#### DATA PROVIDED:
-------------------------
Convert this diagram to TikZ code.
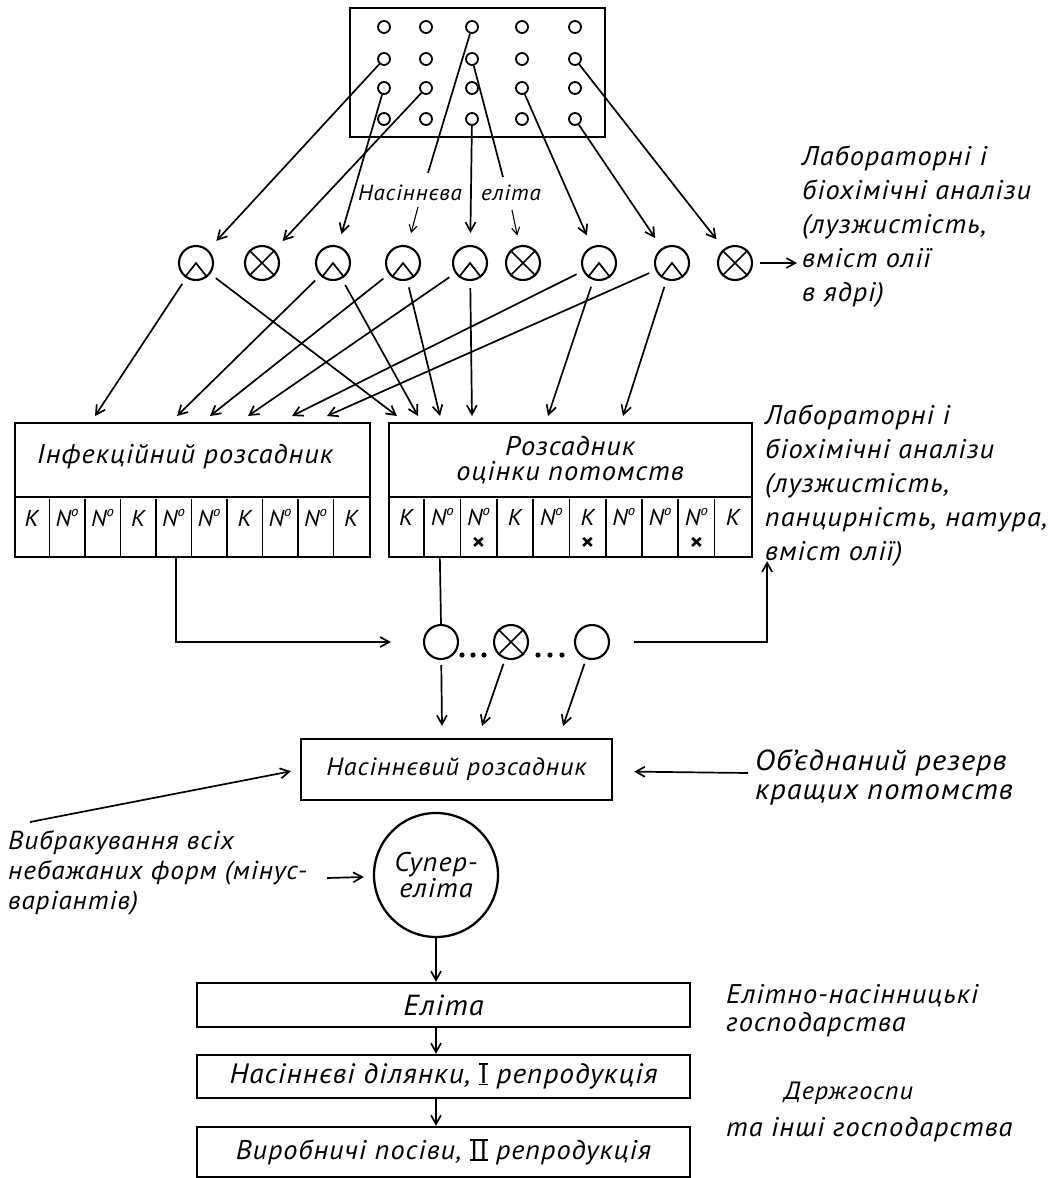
-------------------------
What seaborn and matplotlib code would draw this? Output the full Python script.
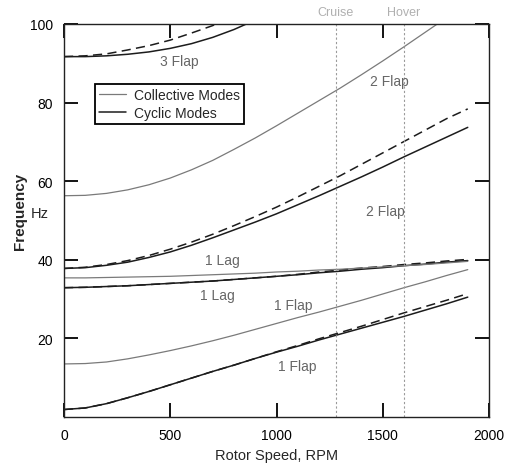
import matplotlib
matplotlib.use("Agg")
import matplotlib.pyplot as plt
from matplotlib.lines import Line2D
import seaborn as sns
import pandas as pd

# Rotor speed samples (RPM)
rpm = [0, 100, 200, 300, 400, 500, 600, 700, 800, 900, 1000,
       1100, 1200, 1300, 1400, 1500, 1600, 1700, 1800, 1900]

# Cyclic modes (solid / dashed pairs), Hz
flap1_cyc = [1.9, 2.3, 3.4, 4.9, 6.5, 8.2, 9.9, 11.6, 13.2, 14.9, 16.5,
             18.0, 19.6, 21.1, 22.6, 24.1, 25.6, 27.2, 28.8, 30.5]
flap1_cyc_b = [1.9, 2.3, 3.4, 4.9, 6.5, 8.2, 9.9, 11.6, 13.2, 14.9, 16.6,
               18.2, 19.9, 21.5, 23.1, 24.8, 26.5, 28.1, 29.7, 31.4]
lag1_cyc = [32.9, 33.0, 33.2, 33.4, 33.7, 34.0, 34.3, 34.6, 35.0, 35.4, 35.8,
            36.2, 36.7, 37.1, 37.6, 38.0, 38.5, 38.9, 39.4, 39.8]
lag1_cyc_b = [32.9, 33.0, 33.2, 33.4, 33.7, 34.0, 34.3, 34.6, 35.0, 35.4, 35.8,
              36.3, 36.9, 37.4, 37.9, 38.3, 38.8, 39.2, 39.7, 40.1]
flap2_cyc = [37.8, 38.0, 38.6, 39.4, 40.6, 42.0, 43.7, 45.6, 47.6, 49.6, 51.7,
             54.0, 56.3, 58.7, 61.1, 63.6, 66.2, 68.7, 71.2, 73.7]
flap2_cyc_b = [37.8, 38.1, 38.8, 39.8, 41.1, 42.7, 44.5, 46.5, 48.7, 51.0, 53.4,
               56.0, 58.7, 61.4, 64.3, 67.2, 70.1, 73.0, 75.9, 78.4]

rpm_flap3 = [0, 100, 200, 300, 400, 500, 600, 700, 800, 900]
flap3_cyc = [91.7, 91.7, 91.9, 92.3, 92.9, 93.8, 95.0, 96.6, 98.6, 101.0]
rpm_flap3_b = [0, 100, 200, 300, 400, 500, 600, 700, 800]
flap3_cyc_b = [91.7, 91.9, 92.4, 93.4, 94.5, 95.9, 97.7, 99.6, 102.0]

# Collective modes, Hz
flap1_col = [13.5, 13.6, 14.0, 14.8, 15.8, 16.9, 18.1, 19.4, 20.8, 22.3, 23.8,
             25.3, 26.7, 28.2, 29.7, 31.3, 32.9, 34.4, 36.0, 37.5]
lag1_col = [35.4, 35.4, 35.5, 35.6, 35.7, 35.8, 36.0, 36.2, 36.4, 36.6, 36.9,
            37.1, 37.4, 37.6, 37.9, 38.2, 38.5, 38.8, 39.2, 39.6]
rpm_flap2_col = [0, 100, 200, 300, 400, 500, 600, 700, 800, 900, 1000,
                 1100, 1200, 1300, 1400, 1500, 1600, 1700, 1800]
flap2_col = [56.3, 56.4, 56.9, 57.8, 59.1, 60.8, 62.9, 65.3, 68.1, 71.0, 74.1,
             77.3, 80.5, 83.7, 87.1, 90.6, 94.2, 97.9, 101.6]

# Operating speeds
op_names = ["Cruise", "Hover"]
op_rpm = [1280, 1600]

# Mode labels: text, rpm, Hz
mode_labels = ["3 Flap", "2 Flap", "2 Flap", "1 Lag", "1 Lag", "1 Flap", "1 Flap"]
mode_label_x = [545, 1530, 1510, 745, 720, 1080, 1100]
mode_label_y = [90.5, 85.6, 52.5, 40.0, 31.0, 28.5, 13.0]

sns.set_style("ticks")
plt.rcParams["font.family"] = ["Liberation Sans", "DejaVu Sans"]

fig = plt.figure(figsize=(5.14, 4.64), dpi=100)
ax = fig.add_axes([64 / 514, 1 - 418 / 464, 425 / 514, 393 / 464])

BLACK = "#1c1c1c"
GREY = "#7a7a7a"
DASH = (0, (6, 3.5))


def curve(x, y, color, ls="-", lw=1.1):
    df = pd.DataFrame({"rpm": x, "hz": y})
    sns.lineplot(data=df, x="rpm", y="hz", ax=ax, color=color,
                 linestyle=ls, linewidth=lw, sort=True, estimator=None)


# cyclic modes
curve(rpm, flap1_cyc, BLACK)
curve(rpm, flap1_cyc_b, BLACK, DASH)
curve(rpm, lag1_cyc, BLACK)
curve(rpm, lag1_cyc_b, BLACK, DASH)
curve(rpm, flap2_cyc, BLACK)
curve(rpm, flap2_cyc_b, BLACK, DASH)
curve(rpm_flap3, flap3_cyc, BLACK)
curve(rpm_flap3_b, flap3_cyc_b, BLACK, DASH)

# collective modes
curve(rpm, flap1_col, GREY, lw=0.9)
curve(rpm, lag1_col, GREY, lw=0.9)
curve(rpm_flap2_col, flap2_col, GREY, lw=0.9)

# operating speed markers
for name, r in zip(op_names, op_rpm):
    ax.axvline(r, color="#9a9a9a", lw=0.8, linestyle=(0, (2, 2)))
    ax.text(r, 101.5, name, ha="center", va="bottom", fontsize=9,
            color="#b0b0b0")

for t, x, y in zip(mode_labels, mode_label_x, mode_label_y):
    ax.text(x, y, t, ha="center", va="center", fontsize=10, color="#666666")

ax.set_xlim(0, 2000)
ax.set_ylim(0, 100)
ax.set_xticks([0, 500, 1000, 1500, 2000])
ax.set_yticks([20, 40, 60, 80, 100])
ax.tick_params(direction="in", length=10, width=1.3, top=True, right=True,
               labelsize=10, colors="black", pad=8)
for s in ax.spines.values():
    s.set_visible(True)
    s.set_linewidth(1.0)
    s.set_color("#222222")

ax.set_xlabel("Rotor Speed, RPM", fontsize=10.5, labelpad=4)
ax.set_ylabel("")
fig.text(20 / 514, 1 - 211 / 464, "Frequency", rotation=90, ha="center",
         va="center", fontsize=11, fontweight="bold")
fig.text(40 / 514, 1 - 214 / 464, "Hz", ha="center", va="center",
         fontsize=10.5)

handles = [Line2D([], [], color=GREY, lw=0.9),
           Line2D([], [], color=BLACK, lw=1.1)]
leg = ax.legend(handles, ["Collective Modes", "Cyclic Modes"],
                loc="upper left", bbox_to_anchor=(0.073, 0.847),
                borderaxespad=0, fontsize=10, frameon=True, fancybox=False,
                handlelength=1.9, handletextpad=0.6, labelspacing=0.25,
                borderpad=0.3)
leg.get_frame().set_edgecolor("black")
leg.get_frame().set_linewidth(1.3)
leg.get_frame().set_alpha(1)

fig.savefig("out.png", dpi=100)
-------------------------
#### THE REQUEST:
Start at the line that contains "What seaborn and", stop at the line that contains "1100, 1200, 1300, 1400, 1500, 1600, 1700, 1800, 1900]", and reproduce each line in that stretch exactly. Pictures are excluded.

#### RESPONSE TO THE EXERCISE:
What seaborn and matplotlib code would draw this? Output the full Python script.
import matplotlib
matplotlib.use("Agg")
import matplotlib.pyplot as plt
from matplotlib.lines import Line2D
import seaborn as sns
import pandas as pd

# Rotor speed samples (RPM)
rpm = [0, 100, 200, 300, 400, 500, 600, 700, 800, 900, 1000,
       1100, 1200, 1300, 1400, 1500, 1600, 1700, 1800, 1900]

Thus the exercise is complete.